The existing POST /admin/ingest/{reference_id} is modified from synchronous to job-creating. Four new endpoints are added for job management.

Schemas: app/schemas/ingestion.py (extend existing)

  • IngestionJobOut(id, reference_id, file_id, status, chunks_created, vectors_upserted, retry_count, error_message, created_at, updated_at)
  • IngestionJobListResponse(items: List[IngestionJobOut], total: int)

4. Admin User CRUD

New endpoints added to: app/api/routers/admin.py

All use Supabase Auth admin API via supabase_service.

POST /admin/users

Create a new user account.

Request:

{
    "email": "student@example.com",
    "password": "securepassword",
    "full_name": "Ahmed Mohamed",
    "role": "student"
}

Implementation:

supabase_service.auth.admin.create_user({
    "email": email,
    "password": password,
    "email_confirm": True,
    "user_metadata": {"full_name": full_name, "role": role}
})
Profile row is auto-created by the existing handle_new_user trigger.

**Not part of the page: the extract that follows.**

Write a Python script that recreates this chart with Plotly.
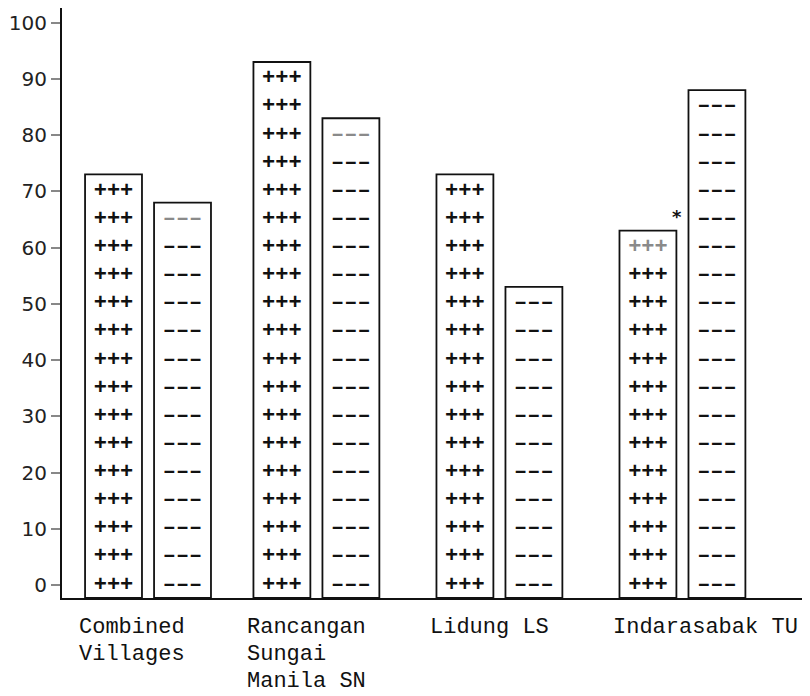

DELETE /admin/users/{user_id}

Delete a user account.

Implementation: 1. Delete from profiles table 2. Delete from Supabase Auth: supabase_service.auth.admin.delete_user(user_id)

POST /admin/users/{user_id}/reset-password

Reset a user's password.

Request: { "new_password": "..." }

Implementation:

supabase_service.auth.admin.update_user_by_id(user_id, {"password": new_password})

Schemas: app/schemas/admin.py (extend existing)

  • UserCreateRequest(email, password, full_name, role)
  • UserResetPasswordRequest(new_password)

5. Admin Stats

Endpoint added to: app/api/routers/admin.py

GET /admin/stats

Returns dashboard statistics.

Response:

{
    "documents": { "total": 45, "ready": 40, "processing": 3, "failed": 2 },
    "chunks": { "total": 3200 },
    "references": { "total": 120, "discovered": 75, "ready": 40, "failed": 5 },
    "users": { "total": 150, "admins": 2, "students": 148 },
    "jobs": { "queued": 2, "running": 1, "completed": 42, "failed": 3 },
    "wallet": { "total_tokens_in_circulation": 75000 }
}

Implementation: Multiple count queries against documents, chunks, references, profiles, ingestion_jobs, wallet.


6. Document Delete

Endpoint added to: app/api/routers/admin.py

DELETE /admin/documents/{id}

Delete a document and all associated data.

Implementation: 1. Fetch document (get pinecone_namespace, id) 2. Delete Pinecone vectors: pinecone_adapter.delete_by_file_id(document.id, namespace) 3. Delete chunks: DELETE FROM chunks WHERE file_id = document.id (CASCADE should handle this) 4. Delete document row 5. If reference_id exists, update reference status back to discovered

Response: { "status": "deleted", "chunks_removed": 85, "vectors_removed": 85 }


7. Router Registration

Update app/api/router.py to include the new curriculum router:

from app.api.routers import chat, admin, wallet, scraping, auth, me, curriculum

api_router.include_router(curriculum.router, tags=["curriculum"])

8. Files to Create/Modify

File Action
db/migrations/20260218000021_documents_enrichment.sql New migration
app/schemas/curriculum.py New file: student browsing schemas
app/api/routers/curriculum.py New file: student browsing router
app/schemas/admin.py Add UserCreateRequest, UserResetPasswordRequest
app/schemas/ingestion.py Add IngestionJobOut, IngestionJobListResponse
app/api/routers/admin.py Add jobs, user CRUD, stats, document delete endpoints
app/api/router.py Register curriculum router
app/api/routers/admin.py Modify ingest endpoint to create job instead of running synchronously

9. Endpoint Summary

# Method Path Auth Category
1 GET /curriculum/subjects None Student browsing
2 GET /curriculum/textbooks None Student browsing
3 GET /curriculum/textbooks/{id} None Student browsing
4 GET /admin/jobs Admin Job management
5 GET /admin/jobs/{id} Admin Job management
6 POST /admin/jobs/dispatch Admin Job management
7 POST /admin/jobs/{id}/requeue Admin Job management
8 POST /admin/users Admin User CRUD
9 DELETE /admin/users/{user_id} Admin User CRUD
10 POST /admin/users/{user_id}/reset-password Admin User CRUD
11 GET /admin/stats Admin Dashboard
12 DELETE /admin/documents/{id} Admin Cleanup

Plus modification of existing POST /admin/ingest/{reference_id} to job-based model, and PATCH /admin/documents/{id} for metadata updates.